Over the years, HOAs have been given a bad connotation. They exist for more than a few reasons, and most of them can significantly impact the current enjoyment and future value of your new home.
What are HOAs?
HOA stands for Home Owner’s Association. It’s an organization or group of community members who implement guidelines and regulations to keep your neighborhood or subdivision safe and uniform. Once you move in, you become a member and must pay the dues that your specific HOA determines. The guidelines and regulations can range anywhere from structural changes to aesthetic additions.
These costs can depend on various factors, such as location, amenities, and property type. The costs of HOAs can sometimes be looked down upon, but they shouldn’t deter prospective homebuyers from purchasing a home.
Why are HOAs important?
There are many reasons why living in a neighborhood with an HOA is superior to residing in a community without one.

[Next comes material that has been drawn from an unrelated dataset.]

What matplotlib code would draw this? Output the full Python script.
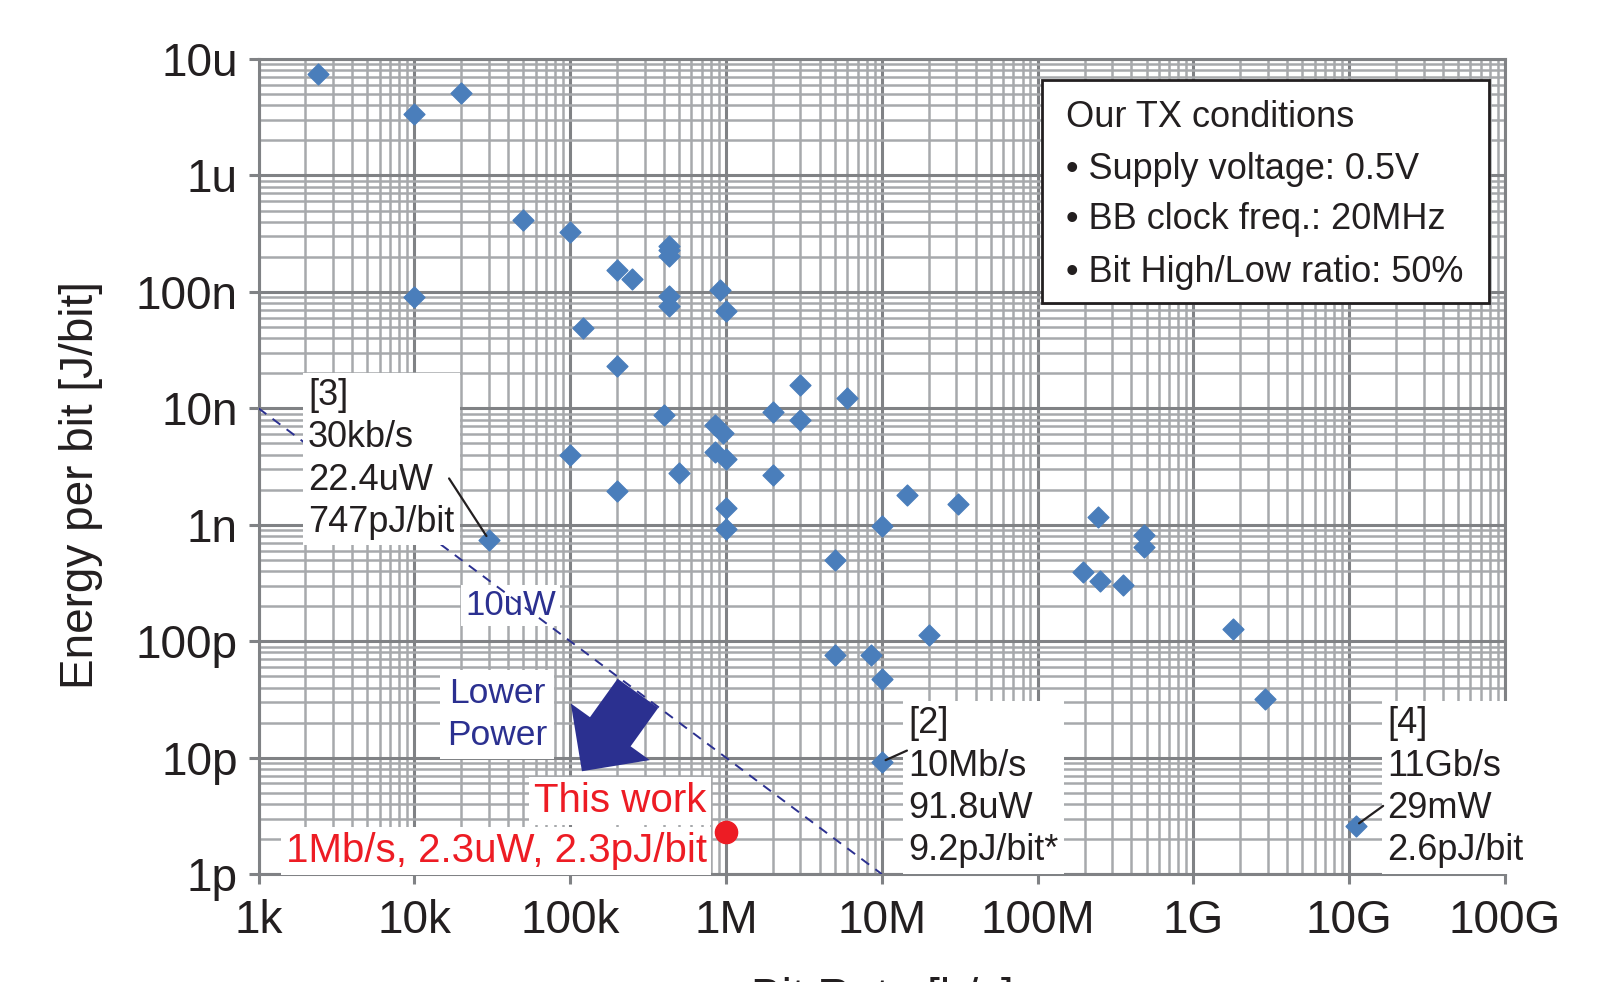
import numpy as np
import matplotlib
matplotlib.use("Agg")
import matplotlib.pyplot as plt
from matplotlib.path import Path
from matplotlib.patches import Rectangle, FancyArrowPatch
from matplotlib.ticker import LogLocator, NullFormatter

# ------------------------------------------------------------
# DATA
# ------------------------------------------------------------

bit_rate = [2.4e3, 1e4, 2e4, 1e4, 5e4, 1e5, 2e5, 2.5e5, 4.3e5, 4.3e5,
            4.3e5, 4.3e5, 4.3e5, 9.2e5, 1e6, 1.2e5, 2e5, 1e5, 2e5, 4e5,
            8.5e5, 9.5e5, 8.5e5, 1e6, 5e5, 1e6, 1e6, 2e6, 2e6, 3e6,
            3e6, 6e6, 5e6, 5e6, 8.5e6, 1e7, 1e7, 1.45e7, 2e7, 3.1e7,
            1.95e8, 2.45e8, 2.5e8, 3.55e8, 4.8e8, 4.8e8, 1.8e9, 2.9e9,
            1e7, 1.1e10, 3e4]
energy = [7.5e-6, 3.4e-6, 5.1e-6, 9.0e-8, 4.15e-7, 3.3e-7, 1.55e-7, 1.3e-7, 2.5e-7, 2.3e-7,
          2.05e-7, 9.2e-8, 7.5e-8, 1.03e-7, 6.8e-8, 4.9e-8, 2.3e-8, 4.0e-9, 1.95e-9, 8.8e-9,
          7.2e-9, 6.2e-9, 4.2e-9, 3.7e-9, 2.8e-9, 1.4e-9, 9.2e-10, 9.3e-9, 2.7e-9, 1.6e-8,
          7.9e-9, 1.23e-8, 5.0e-10, 7.6e-11, 7.6e-11, 4.7e-11, 9.7e-10, 1.8e-9, 1.12e-10, 1.5e-9,
          3.9e-10, 1.17e-9, 3.3e-10, 3.05e-10, 8.2e-10, 6.4e-10, 1.27e-10, 3.2e-11,
          9.2e-12, 2.6e-12, 7.47e-10]

this_rate = [1e6]
this_energy = [2.3e-12]

# constant power line: 10uW
power_w = 10e-6
line_rate = [1e3, 1e7]

x_ticks = [1e3, 1e4, 1e5, 1e6, 1e7, 1e8, 1e9, 1e10, 1e11]
x_labels = ["1k", "10k", "100k", "1M", "10M", "100M", "1G", "10G", "100G"]
y_ticks = [1e-12, 1e-11, 1e-10, 1e-9, 1e-8, 1e-7, 1e-6, 1e-5]
y_labels = ["1p", "10p", "100p", "1n", "10n", "100n", "1u", "10u"]

legend_title = "Our TX conditions"
legend_items = ["Supply voltage: 0.5V", "BB clock freq.: 20MHz", "Bit High/Low ratio: 50%"]

# ------------------------------------------------------------
# STYLE
# ------------------------------------------------------------

plt.rcParams["font.family"] = ["Liberation Sans", "DejaVu Sans"]
TXT = "#231F20"
BLUE = "#4A7EBB"
NAVY = "#2B3090"
RED = "#ED1C24"

diamond = Path([(0, 1), (1, 0), (0, -1), (-1, 0), (0, 1)],
               [Path.MOVETO, Path.LINETO, Path.LINETO, Path.LINETO, Path.CLOSEPOLY])

fig = plt.figure(figsize=(16.22, 9.82), dpi=100)
ax = fig.add_axes([0.1594, 0.1099, 0.7685, 0.8300])

ax.set_xscale("log")
ax.set_yscale("log")
ax.set_xlim(1e3, 1e11)
ax.set_ylim(1e-12, 1e-5)

ax.xaxis.set_minor_locator(LogLocator(base=10, subs=np.arange(2, 10)))
ax.yaxis.set_minor_locator(LogLocator(base=10, subs=np.arange(2, 10)))
ax.xaxis.set_minor_formatter(NullFormatter())
ax.yaxis.set_minor_formatter(NullFormatter())
ax.set_xticks(x_ticks)
ax.set_xticklabels(x_labels)
ax.set_yticks(y_ticks)
ax.set_yticklabels(y_labels)

ax.set_axisbelow(True)
ax.grid(which="major", color="#808285", lw=2.2)
ax.grid(which="minor", color="#A7A9AC", lw=1.8)
ax.tick_params(which="major", direction="out", length=7, width=2.2, color="#808285",
               labelsize=33, labelcolor=TXT)
ax.tick_params(axis="y", which="major", pad=8)
ax.tick_params(axis="x", which="major", pad=11)
ax.tick_params(which="minor", length=0)
for sp in ax.spines.values():
    sp.set_color("#808285")
    sp.set_linewidth(2.2)

# ------------------------------------------------------------
# MARKS
# ------------------------------------------------------------

ax.plot(bit_rate, energy, ls="none", marker=diamond, ms=15, color=BLUE, zorder=4)
ax.plot(this_rate, this_energy, ls="none", marker="o", ms=16, color=RED, zorder=4)

line_energy = [power_w / r for r in line_rate]
ax.plot(line_rate, line_energy, color=NAVY, lw=1.4, ls=(0, (5, 4)), zorder=3)
ax.text(4.14e4, 1.69e-10, "10uW", color=NAVY, fontsize=25, ha="center", va="baseline",
        zorder=2.5, bbox=dict(boxstyle="square,pad=0.12", fc="white", ec="none"))

# ------------------------------------------------------------
# ANNOTATIONS
# ------------------------------------------------------------

box = dict(boxstyle="square,pad=0.15", fc="white", ec="none")
ann_kw = dict(fontsize=26, color=TXT, ha="left", va="top", linespacing=1.27,
              zorder=5, bbox=box, clip_on=False)

ax.text(2.08e3, 1.82e-8, "[3]\n30kb/s\n22.4uW\n747pJ/bit", **ann_kw)
ax.text(1.476e7, 2.75e-11, "[2]\n10Mb/s\n91.8uW\n9.2pJ/bit*", **ann_kw)
ax.text(1.75e10, 2.75e-11, "[4]\n11Gb/s\n29mW\n2.6pJ/bit", **ann_kw)

lead = dict(arrowstyle="-", color=TXT, lw=1.6, shrinkA=0, shrinkB=3)
ax.annotate("", xy=(3e4, 7.47e-10), xytext=(1.67e4, 2.5e-9), arrowprops=lead, zorder=7)
ax.annotate("", xy=(1e7, 9.2e-12), xytext=(1.45e7, 1.15e-11), arrowprops=lead, zorder=7)
ax.annotate("", xy=(1.1e10, 2.6e-12), xytext=(1.65e10, 3.85e-12), arrowprops=lead,
            zorder=7, annotation_clip=False)

ax.text(7.5e5, 3.42e-12, "This work", fontsize=29, color=RED, ha="right", va="baseline",
        zorder=5, bbox=dict(boxstyle="square,pad=0.12", fc="white", ec="none"))
ax.text(7.5e5, 1.27e-12, "1Mb/s, 2.3uW, 2.3pJ/bit", fontsize=29, color=RED, ha="right",
        va="baseline", zorder=5,
        bbox=dict(boxstyle="square,pad=0.12", fc="white", ec="none"))

ax.text(3.39e4, 4.89e-11, "Lower\nPower", fontsize=25.5, color=NAVY, ha="center",
        va="top", multialignment="center", linespacing=1.33, zorder=5,
        bbox=dict(boxstyle="square,pad=0.2", fc="white", ec="none"))

arrow = FancyArrowPatch((2.72e5, 3.57e-11), (1.19e5, 7.64e-12),
                        arrowstyle="simple,head_length=35,head_width=70,tail_width=36",
                        mutation_scale=1, color=NAVY, lw=0, shrinkA=0, shrinkB=0,
                        zorder=6)
ax.add_patch(arrow)

# legend-like box with the TX conditions
ax.add_patch(Rectangle((0.6285, 0.7007), 0.3585, 0.2733, transform=ax.transAxes,
                       fc="white", ec=TXT, lw=2, zorder=5))
leg_rows = [legend_title] + ["\u2022 " + s for s in legend_items]
leg_y = [0.9166, 0.8528, 0.7915, 0.7264]
for txt, yy in zip(leg_rows, leg_y):
    ax.text(0.6478, yy, txt, transform=ax.transAxes, fontsize=26, color=TXT,
            ha="left", va="baseline", zorder=6)

# axis titles
fig.text(0.05, 0.506, "Energy per bit [J/bit]", rotation=90, ha="center", va="center",
         fontsize=33, color=TXT)
fig.text(0.544, 0.005, "Bit Rate [b/s]", ha="center", va="top", fontsize=33, color=TXT)

fig.savefig("out.png", dpi=100)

When you invest in a new home, you instinctively want to protect its value. You want to ensure the home you choose can retain and increase its value over time.

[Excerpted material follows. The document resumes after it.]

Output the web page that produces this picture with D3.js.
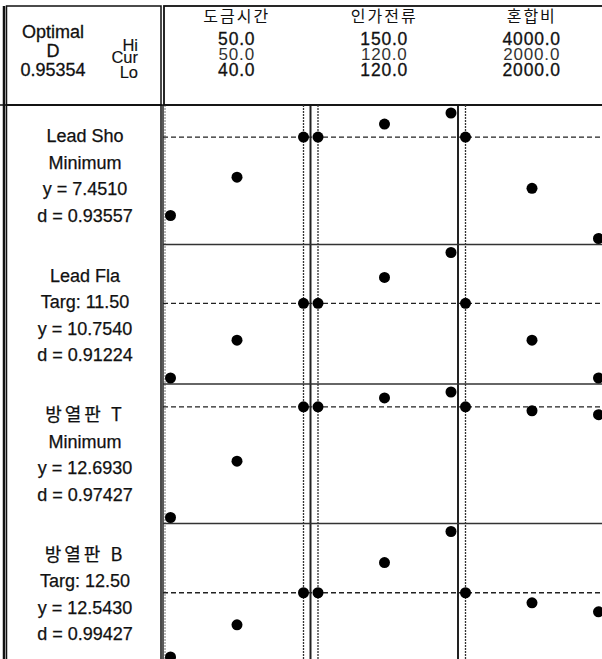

Since you can only control how your house appears to others, you can’t control how the neighborhood looks from the outside perspective. These guidelines are in-place to keep the neighborhood tidy– neighbors won’t be allowed to put up anything that makes the neighborhood look messy and take down the overall look. An unkempt community can be a major dealbreaker for some homebuyers– which is especially important if you choose to sell your home later in the future.

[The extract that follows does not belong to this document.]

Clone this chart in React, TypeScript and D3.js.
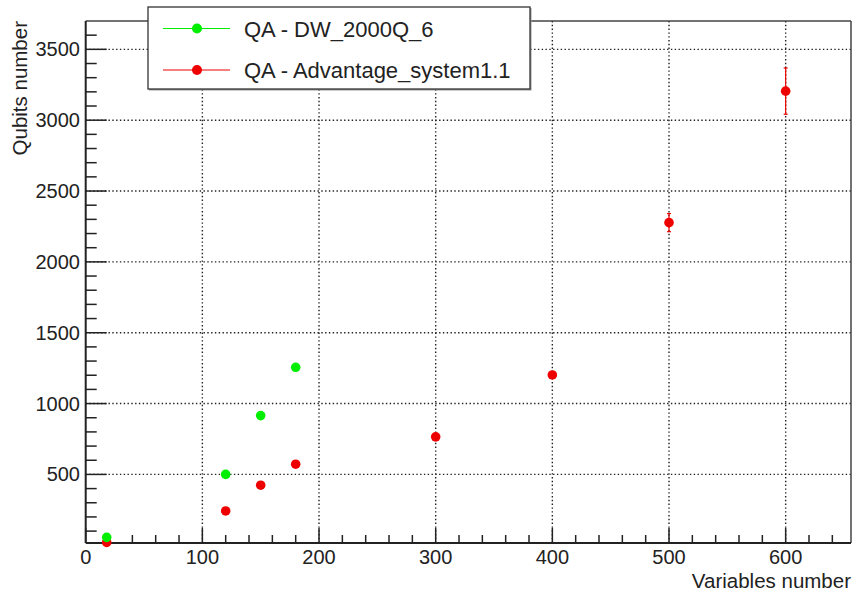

HOAs control the community’s looks and keep the appeal consistent among homes. This ensures that your community will maintain a uniform and standard appearance for years to come. Community approval is needed to make any large and structural changes to the exterior, guaranteeing you won’t live next door to a lime green-painted house.
HOAs also often put recommended guidelines in place for matters like landscaping, trash can placement, and parking. An HOAs ultimate goal is to make a community look nice for current residents and those looking to move in, therefore, keeping your property value high.
Protecting against a home’s value depreciation is an HOAs main priority. They also protect against the deterioration of the neighborhood and deter any unwanted activity that could be a nuisance to others since each resident in the community is held to the same standards.
Besides Property Value Protection, What else do HOAs provide residents?
Being a part of a community that cares about its appearance and takes care of yours should be enough reason to buy into an HOA, but the list of enhanced homeowning features doesn’t end there.
If your community has some type of amenities like a pool, fitness center, or clubhouse, then an HOA provides upkeep and regular care of these fantastic luxuries. Maintenance of the common areas includes– working lighting, clean play areas, and safe pools. If the neighborhood looks good, the community feels good.
HOAs can also provide reduced responsibility and lawn care in some neighborhoods, such as retirement communities. Additionally, some HOAs have a community-focused initiative and work to increase engagement among neighbors. Well-run subdivisions create fun community atmospheres and put on seasonal events.
This focus on community brings a sense of camaraderie and joy among neighbors and allows for an orderly and harmonious enjoyment of the community.
HOAs ensure that your home will maintain its value among other homes and provide an enhanced home-owning experience. So the next time you hear someone complain about their upcoming HOA bill, you may have to remind them that living in an HOA-run community is something to appreciate and find value in.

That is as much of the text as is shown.